The fate of the Affordable Care Act is once again in question, now that a federal appeals court in Washington, D.C., has ruled that the government can’t subsidize private coverage for residents in states that refused to set up their own insurance exchanges. Without those subsidies, the law pretty much falls apart. Slate will have a bunch of coverage on the decision today (here’s Dave Weigel), but for the time being, it’s worth pointing out a glaring irony about this whole lawsuit: It’s actually an amazing advertisement for Obamacare.
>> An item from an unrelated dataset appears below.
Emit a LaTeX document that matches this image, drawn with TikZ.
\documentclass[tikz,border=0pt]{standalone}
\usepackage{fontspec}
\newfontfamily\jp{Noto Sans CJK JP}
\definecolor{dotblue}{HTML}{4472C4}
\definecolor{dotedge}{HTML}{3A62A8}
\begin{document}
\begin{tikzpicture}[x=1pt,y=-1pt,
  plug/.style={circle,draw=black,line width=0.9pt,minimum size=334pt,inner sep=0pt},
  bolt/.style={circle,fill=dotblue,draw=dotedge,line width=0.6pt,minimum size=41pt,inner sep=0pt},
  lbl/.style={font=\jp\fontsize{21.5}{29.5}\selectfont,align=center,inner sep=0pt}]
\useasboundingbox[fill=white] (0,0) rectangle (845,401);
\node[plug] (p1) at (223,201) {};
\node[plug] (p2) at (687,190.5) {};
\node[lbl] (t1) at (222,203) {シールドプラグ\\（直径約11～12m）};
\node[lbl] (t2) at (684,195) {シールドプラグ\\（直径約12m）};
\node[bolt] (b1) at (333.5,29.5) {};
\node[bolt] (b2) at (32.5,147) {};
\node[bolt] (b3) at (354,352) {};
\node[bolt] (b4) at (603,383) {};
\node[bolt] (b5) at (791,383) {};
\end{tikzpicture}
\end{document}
Much of the case rests on the complaints of one David Klemencic, a West Virginia man who says he doesn’t want to buy health insurance, and that were it not for the government’s generous subsidies, he wouldn’t have to. Below is how the court describes his predicament:
The district court determined that at least one of the appellants, David Klemencic, has standing. Klemencic resides in West Virginia, a state that did not establish its own Exchange, and expects to earn approximately $20,000 this year. He avers that he does not wish to purchase health insurance and that, but for federal credits, he would be exempt from the individual mandate because the unsubsidized cost of coverage would exceed eight percent of his income. The availability of credits on West Virginia’s federal Exchange therefore confronts Klemencic with a choice he’d rather avoid: purchase health insurance at a subsidized cost of less than $21 per year or pay a somewhat greater tax penalty.
Let’s spell that out: This lawsuit has been brought by a man who, thanks to Obamacare’s subsidies, could purchase health insurance for $21 per year. That’s about the cost of a 750 of Jack Daniel’s or a hardcover novel. I guess you can’t accuse Klemencic of putting self-interest ahead of his principles.